When your computer boots up it accesses the boot sector of a particular hard drive. The drive is determined by the settings in the bios boot menu or when manually selecting a drive.

Grub is installed/replaced to the boot sector with sudo grub-install /dev/sda (where sda is the designation of the disk to boot from) or when installing an Operating System, and has a configuration file that is processed when the command sudo update-grub is run. This causes the Grub configuration file to be regenerated.

To check the designations of disks on your system, run this command: lsblk It will list a tree of drives and partitions. Your OS will be installed on a partition named / meaning root. For example on the sda2 partition where the boot partition is sda1 and the drive is called sda.

Say you have found a Grub Theme online and want to install it. The theme probably comes with an installer script which you run from the command line. But, if this does not work, then the wrong configuration file may have been updated.

The regular Grub configuration file is located at: /etc/default/grub. This may be opened in a text editor and the parameters changed for the display resolution and path to a theme etc. And to regenerate the configuration file, we run sudo update-grub. This will display messages about what theme it detected and what Linux Operating Systems were found to add to the menu.

If your new theme was not found, then consider that the configuration file is somewhere else. In the case of Linux Mint, it is located here: /etc/default/grub.d/60-mint-theme.cfg.
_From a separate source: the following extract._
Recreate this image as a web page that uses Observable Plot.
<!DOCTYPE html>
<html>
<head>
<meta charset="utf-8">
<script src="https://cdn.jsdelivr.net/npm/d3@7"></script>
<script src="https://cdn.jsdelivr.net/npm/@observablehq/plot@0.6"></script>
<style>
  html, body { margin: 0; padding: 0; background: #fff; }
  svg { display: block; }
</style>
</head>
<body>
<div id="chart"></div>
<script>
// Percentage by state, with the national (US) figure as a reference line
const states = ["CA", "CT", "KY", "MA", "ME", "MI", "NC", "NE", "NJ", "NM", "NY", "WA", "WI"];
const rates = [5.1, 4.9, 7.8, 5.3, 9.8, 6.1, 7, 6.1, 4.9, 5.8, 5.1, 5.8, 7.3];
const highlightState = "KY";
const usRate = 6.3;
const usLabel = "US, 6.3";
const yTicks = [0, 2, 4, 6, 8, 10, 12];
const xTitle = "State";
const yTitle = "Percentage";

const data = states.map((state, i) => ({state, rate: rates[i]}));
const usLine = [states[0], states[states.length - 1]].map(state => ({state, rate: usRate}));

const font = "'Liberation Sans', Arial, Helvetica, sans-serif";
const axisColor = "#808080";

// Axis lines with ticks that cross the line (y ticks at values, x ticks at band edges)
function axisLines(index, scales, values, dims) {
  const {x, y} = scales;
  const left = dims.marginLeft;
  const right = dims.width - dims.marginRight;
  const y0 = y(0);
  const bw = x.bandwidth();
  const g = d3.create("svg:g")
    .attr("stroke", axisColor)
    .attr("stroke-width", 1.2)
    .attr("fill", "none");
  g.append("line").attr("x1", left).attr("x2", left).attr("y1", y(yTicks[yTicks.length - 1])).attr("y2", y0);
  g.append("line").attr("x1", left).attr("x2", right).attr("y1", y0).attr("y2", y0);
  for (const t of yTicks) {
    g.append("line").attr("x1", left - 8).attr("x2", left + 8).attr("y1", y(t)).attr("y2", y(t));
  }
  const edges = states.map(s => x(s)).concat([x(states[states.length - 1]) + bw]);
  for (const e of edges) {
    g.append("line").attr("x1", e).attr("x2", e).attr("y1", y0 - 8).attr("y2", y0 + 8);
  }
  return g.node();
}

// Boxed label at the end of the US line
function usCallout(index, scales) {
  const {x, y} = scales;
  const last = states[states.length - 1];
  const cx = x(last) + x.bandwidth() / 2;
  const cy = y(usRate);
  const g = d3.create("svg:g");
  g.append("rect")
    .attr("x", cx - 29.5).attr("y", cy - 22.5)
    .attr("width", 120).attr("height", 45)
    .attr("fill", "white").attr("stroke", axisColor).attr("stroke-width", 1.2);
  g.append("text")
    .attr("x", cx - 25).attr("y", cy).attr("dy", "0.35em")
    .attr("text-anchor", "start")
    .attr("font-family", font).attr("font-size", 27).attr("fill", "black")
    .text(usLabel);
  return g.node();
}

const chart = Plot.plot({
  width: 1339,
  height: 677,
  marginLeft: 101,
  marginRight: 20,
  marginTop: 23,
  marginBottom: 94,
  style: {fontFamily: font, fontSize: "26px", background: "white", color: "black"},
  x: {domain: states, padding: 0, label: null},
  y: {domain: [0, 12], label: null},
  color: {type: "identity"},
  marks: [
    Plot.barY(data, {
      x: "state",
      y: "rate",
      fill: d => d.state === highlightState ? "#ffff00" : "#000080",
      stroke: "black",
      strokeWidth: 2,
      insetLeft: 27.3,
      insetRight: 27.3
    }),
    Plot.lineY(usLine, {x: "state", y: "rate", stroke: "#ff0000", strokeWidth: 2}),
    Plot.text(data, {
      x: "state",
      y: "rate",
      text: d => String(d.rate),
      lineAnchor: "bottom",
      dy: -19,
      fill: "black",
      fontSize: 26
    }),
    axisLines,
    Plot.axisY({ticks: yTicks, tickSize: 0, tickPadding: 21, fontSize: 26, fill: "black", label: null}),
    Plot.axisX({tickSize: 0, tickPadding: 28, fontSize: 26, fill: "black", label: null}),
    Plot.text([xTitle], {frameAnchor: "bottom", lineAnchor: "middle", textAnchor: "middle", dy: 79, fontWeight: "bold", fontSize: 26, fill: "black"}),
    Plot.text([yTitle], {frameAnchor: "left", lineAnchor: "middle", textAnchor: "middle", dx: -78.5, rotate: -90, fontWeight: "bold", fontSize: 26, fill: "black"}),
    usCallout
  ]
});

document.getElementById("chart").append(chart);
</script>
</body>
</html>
We may specify the path to our theme by editing the value for GRUB_THEME = "path-to-theme/theme.txt".

The theme is likely to be located at: /usr/share/grub/themes/ after running the themes install script.

After editing and saving the config file, remember to run sudo update-grub and check that it finds the theme. If it doesn’t find the theme (maybe because the drive may not be mounted), then the theme should be copied to the boot path: /boot/grub/themes. Then specify this new path in the config file, and update grub. Now it should find the theme.

To copy the theme recursively and to preserve mode, and ownership, use the command: cp -pr src dest.

Finally, after rebooting, Grub should load using the new Theme.

If you install another OS to another partition it may replace the GRUB bootloader (resetting the theme) if you don’t uncheck this option. But then you need to run sudo update-grub from the command line of your old OS to update GRUB so that it will detect the new OS.